After a year as player/coach of the Colonels, Rod tried his game in the semi-pro and pro leagues and played in Washington, Seattle and Milwaukee.  The first two years in Washington and Seattle he was cut from the teams and finished the hockey season playing for the Red Deer Rustlers. In his second year with the Rustlers, the team won the Western Canadian Championship and Rod was the leading scorer.  Rod’s longest stint as a pro was with the Milwaukee Falcons of the International Hockey League when he played fifty-five games.   After another year playing in Red Deer, Rod was at a cross-roads in his career and on a whim he accepted a job as player/coach with the Fort St. John Flyers Senior Men’s Hockey Team……..not even knowing where Fort St. John was!

It was the 1961-62 season when Rod moved to Fort St. John.  He was twenty-nine years old.  Rod lived in Fort St John the rest of his life.  He played hockey for another thirty-seven years retiring from the game at age sixty-six when his knees gave out!  His drive and enthusiasm must have rubbed off on the Flyers hockey club.  In his first year as player-coach the team won their first of eleven south Peace league championships. In the twelve years he coached they also won seven All Peace championships.  After coaching Rod continued playing for the Flyers. In his fifteen year career with the Flyers he scored over 300 goals, won three consecutive scoring titles and was awarded two league MVP honours - again he was often the “class of the field”.  Even though Rod lived in the far north, he did maintain contact with family and friends in Wetaskiwin and he did play Old Timer Hockey on the Wetaskiwin Relics team for almost twenty years…from the mid ’70’s to the early ’90's, traveling with the team to tournaments in Canada and some international events. 

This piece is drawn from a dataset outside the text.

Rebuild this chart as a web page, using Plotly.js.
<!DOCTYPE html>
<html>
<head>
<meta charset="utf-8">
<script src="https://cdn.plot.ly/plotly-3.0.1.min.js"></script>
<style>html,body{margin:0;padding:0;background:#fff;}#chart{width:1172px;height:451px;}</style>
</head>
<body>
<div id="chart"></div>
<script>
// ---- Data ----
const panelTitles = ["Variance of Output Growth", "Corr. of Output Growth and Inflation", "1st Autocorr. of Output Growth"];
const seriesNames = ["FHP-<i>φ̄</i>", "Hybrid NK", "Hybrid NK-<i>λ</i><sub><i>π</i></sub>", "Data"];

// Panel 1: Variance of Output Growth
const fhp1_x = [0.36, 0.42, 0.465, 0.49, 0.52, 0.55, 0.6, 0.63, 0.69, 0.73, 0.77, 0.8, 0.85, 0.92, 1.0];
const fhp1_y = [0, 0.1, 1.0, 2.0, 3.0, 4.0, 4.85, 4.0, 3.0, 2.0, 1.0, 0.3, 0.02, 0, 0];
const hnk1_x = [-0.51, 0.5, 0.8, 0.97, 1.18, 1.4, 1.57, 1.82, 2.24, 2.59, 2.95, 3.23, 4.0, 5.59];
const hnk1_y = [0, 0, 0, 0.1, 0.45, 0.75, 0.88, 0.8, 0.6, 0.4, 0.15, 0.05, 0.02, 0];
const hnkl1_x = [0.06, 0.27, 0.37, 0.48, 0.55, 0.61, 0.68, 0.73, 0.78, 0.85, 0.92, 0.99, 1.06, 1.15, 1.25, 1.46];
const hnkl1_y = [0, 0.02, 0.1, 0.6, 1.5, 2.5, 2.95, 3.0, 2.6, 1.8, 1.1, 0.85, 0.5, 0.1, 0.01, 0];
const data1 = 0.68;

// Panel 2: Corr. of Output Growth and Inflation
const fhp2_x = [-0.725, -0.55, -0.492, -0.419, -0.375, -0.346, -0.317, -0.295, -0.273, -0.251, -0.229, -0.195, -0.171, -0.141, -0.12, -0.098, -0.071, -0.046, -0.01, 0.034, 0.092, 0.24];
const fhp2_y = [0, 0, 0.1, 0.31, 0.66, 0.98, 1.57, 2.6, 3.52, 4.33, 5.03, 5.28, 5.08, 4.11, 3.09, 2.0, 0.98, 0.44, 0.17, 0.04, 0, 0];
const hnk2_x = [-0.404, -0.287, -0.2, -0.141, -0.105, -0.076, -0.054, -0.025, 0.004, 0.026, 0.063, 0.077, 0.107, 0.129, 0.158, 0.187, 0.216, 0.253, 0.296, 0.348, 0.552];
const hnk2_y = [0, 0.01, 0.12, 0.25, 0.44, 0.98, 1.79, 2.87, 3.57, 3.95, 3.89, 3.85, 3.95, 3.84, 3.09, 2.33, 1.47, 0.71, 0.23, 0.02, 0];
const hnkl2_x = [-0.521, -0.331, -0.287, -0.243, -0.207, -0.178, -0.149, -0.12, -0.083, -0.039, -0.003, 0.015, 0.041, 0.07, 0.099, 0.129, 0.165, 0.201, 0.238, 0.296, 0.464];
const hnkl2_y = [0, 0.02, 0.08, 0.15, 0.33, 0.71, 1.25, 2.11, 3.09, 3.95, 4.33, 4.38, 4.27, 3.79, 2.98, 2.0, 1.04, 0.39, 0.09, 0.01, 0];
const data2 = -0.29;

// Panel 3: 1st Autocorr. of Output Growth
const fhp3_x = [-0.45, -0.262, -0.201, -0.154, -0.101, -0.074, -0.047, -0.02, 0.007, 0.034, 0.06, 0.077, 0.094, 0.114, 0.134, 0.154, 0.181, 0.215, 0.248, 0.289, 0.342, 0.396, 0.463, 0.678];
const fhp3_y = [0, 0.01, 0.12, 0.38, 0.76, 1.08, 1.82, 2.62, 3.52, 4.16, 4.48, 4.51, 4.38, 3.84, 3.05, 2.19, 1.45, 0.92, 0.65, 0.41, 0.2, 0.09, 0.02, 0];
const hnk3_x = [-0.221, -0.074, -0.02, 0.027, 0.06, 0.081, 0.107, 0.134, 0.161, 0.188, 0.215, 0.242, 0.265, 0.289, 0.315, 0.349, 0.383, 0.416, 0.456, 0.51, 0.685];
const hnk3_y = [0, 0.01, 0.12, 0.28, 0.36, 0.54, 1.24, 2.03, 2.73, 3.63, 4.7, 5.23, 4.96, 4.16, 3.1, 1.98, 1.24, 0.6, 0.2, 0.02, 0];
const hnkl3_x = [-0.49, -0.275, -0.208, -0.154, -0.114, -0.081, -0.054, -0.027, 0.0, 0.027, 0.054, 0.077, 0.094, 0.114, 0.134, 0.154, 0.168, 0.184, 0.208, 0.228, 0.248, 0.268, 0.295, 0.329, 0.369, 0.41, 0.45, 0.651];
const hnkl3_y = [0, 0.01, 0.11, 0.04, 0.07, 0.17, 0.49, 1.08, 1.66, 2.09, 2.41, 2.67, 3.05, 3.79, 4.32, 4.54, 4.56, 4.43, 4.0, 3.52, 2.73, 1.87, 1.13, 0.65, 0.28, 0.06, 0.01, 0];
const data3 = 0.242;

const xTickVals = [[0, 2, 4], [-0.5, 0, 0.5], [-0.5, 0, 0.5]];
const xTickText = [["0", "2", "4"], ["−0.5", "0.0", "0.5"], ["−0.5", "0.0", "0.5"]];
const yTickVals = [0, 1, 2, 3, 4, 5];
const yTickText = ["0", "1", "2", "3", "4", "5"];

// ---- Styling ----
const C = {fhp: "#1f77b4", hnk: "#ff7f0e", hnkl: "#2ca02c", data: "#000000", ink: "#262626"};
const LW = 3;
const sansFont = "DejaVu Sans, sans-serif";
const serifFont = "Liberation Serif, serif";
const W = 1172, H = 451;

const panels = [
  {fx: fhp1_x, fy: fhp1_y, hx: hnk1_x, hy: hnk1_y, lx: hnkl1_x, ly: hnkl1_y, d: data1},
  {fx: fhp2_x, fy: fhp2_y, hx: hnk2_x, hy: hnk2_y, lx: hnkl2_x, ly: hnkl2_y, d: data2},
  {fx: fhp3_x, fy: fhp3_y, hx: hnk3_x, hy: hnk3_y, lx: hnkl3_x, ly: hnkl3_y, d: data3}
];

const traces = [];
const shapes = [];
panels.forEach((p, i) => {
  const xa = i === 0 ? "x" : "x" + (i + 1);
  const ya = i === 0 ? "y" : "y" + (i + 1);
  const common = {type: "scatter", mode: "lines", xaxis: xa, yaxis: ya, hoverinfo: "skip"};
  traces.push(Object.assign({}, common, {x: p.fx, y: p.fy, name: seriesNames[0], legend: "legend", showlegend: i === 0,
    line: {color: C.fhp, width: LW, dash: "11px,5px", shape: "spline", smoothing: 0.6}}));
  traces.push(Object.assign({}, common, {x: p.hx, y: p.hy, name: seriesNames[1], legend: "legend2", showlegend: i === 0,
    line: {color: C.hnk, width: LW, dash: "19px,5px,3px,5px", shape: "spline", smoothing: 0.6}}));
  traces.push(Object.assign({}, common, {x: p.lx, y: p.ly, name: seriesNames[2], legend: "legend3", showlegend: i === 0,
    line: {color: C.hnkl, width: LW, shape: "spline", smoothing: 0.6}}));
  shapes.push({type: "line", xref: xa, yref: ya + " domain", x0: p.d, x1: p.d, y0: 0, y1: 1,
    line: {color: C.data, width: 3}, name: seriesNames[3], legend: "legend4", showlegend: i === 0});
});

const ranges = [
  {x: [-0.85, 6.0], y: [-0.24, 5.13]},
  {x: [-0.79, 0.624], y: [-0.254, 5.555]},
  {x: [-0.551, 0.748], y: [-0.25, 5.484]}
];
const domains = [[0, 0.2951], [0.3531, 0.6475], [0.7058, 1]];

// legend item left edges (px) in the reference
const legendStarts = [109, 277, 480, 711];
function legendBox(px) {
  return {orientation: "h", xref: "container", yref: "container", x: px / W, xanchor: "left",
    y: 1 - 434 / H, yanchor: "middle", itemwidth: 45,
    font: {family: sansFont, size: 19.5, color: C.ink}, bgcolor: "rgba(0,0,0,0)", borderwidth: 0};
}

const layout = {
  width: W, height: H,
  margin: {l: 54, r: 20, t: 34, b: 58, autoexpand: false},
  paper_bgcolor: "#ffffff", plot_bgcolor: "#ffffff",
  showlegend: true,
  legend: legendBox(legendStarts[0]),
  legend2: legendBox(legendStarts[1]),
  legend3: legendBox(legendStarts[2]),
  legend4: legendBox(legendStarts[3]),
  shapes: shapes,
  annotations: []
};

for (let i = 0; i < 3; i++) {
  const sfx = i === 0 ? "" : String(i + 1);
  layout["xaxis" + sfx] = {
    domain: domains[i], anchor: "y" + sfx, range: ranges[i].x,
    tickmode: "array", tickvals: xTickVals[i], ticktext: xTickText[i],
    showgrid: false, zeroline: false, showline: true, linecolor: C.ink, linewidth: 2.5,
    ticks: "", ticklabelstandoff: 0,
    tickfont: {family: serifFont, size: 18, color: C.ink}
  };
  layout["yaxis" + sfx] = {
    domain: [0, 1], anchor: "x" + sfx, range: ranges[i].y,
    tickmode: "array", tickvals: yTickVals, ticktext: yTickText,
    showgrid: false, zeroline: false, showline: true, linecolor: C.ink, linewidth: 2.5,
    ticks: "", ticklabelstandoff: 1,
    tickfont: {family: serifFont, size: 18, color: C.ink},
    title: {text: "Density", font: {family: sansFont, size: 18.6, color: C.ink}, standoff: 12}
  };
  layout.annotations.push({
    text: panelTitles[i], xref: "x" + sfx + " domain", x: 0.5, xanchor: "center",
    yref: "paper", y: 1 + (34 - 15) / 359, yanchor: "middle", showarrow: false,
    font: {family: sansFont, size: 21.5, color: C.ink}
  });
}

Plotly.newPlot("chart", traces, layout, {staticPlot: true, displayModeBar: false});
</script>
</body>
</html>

Rod’s #12 jersey is enshrined in the North Peace Arena in Fort St. John where Rod left a formidable, half-century legacy in the Fort St. John’s hockey community.  This hockey season the Flyers wore a commemorative patch on their jerseys to remember Fonteyne.  After retiring Rod still attended every home game, he was a 'fixture' in the arena.

At his Celebration of Life in Fort St John, Rod was described by the Flyers president as a humble gentleman who gave much of himself and had an infectious smile.  Reading the condolences on line when Rod passed away, it is evident how well liked, how well respected, and how much he meant to his community……he was an icon in the city and the “Face of the Fort St John Flyers”.

Rod Fonteyne spent his life involved in a sport he loved….we should all be so lucky!  He was an exceptional athlete and hockey player and so worthy of induction into the Wetaskiwin and County Sports Hall of Fame.